The Supreme Court ruling could help expand rights for million of other workers in the 'gig' economy
By Costas Pitas
LONDON (Reuters) - A group of Uber drivers are entitled to worker rights such as the minimum wage, Britain’s Supreme Court decided on Friday in a blow to the ride-hailing service that could have ramifications for millions of others in the gig economy.
In a case led by two drivers, a London employment tribunal ruled in 2016 that they were due entitlements such as paid holidays and rest breaks.
Uber drivers are currently treated as self-employed, meaning that by law they are only afforded minimal protections, a status the Silicon Valley-based company sought to maintain through continued court action.
“The Supreme Court unanimously dismisses Uber’s appeal,” judge George Leggatt said on Friday.
“The legislation is intended to give certain protections to vulnerable individuals who have little or no say over their pay and working conditions.”
Uber said the verdict did not apply to all of its current 60,000 drivers in Britain, including 45,000 in London, one of its most important global markets.
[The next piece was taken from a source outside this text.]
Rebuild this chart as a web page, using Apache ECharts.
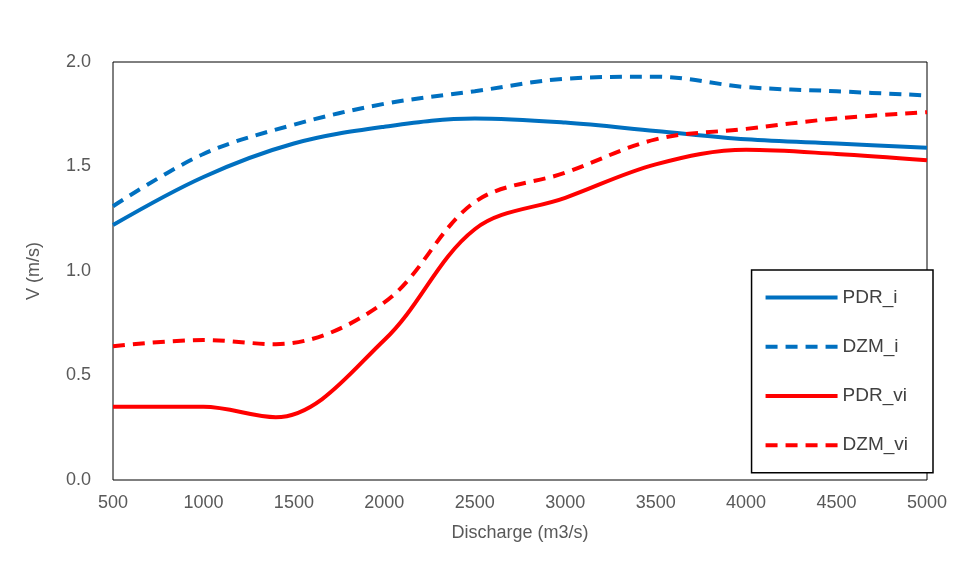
<!DOCTYPE html>
<html>
<head>
<meta charset="utf-8">
<script src="https://cdn.jsdelivr.net/npm/echarts@6/dist/echarts.min.js"></script>
<style>html,body{margin:0;padding:0;background:#fff}#c{width:957px;height:580px}</style>
</head>
<body>
<div id="c"></div>
<script>
// 流量 (m3/s)
const discharge = [500, 1000, 1500, 2000, 2500, 3000, 3500, 4000, 4500, 5000]
const dischargeVi = [500, 1000, 1400, 2000, 2500, 3000, 3500, 4000, 4500, 5000]
const pdrI = [1.22, 1.45, 1.61, 1.69, 1.73, 1.71, 1.67, 1.63, 1.61, 1.59]
const dzmI = [1.31, 1.56, 1.70, 1.80, 1.86, 1.92, 1.93, 1.88, 1.86, 1.84]
const pdrVi = [0.35, 0.35, 0.30, 0.67, 1.20, 1.35, 1.51, 1.58, 1.56, 1.53]
const dzmVi = [0.64, 0.67, 0.65, 0.85, 1.33, 1.47, 1.63, 1.68, 1.73, 1.76]

const chart = echarts.init(document.getElementById('c'))

function line(name, xs, ys, color, dashed) {
  return {
    name, type: 'line', smooth: 0.35, symbol: 'none',
    data: xs.map((x, i) => [x, ys[i]]),
    lineStyle: { color, width: 4, type: dashed ? [12, 8] : 'solid' },
    itemStyle: { color }
  }
}

chart.setOption({
  animation: false,
  textStyle: { fontFamily: 'Liberation Sans, Arial' },
  grid: { left: 113, right: 30, top: 62, bottom: 100, show: true, borderColor: '#000', borderWidth: 1 },
  legend: {
    orient: 'vertical', right: 24, top: 270, itemGap: 30, itemWidth: 72, itemHeight: 24,
    padding: [18, 25, 18, 12], borderColor: '#000', borderWidth: 1.5, backgroundColor: '#fff',
    itemStyle: { opacity: 0 }, lineStyle: { width: 4 },
    textStyle: { fontSize: 19, color: '#404040' },
    data: ['PDR_i', 'DZM_i', 'PDR_vi', 'DZM_vi']
  },
  xAxis: {
    type: 'value', min: 500, max: 5000, interval: 500,
    name: 'Discharge (m3/s)', nameLocation: 'middle', nameGap: 44,
    nameTextStyle: { fontSize: 18, color: '#595959' },
    axisLine: { show: false }, axisTick: { show: false }, splitLine: { show: false },
    axisLabel: { fontSize: 18, color: '#595959', margin: 14, formatter: v => String(v) }
  },
  yAxis: {
    type: 'value', min: 0, max: 2, interval: 0.5,
    name: 'V (m/s)', nameLocation: 'middle', nameGap: 70,
    nameTextStyle: { fontSize: 18, color: '#595959' },
    axisLine: { show: false }, axisTick: { show: false }, splitLine: { show: false },
    axisLabel: { fontSize: 18, color: '#595959', margin: 22, formatter: v => v.toFixed(1) }
  },
  series: [
    line('PDR_i', discharge, pdrI, '#0070C0', false),
    line('DZM_i', discharge, dzmI, '#0070C0', true),
    line('PDR_vi', dischargeVi, pdrVi, '#FF0000', false),
    line('DZM_vi', dischargeVi, dzmVi, '#FF0000', true)
  ]
})
</script>
</body>
</html>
“We respect the Court’s decision which focused on a small number of drivers who used the Uber app in 2016,” said its Northern and Eastern Europe boss Jamie Heywood. “We are committed to doing more and will now consult with every active driver across the UK to understand the changes they want to see.”
The gig economy, where people tend to work for one or more companies on a job-by-job basis, has faced criticism from unions who say it is exploitative, while businesses say many of those working in this enjoy the flexibility.
It could still take several months for the details of Friday’s decision to be worked out if a further employment tribunal hearing is needed to sort through practicalities over sums owed to drivers.
Law firm Leigh Day says eligible drivers could be entitled to an average of 12,000 pounds ($16,780) in compensation.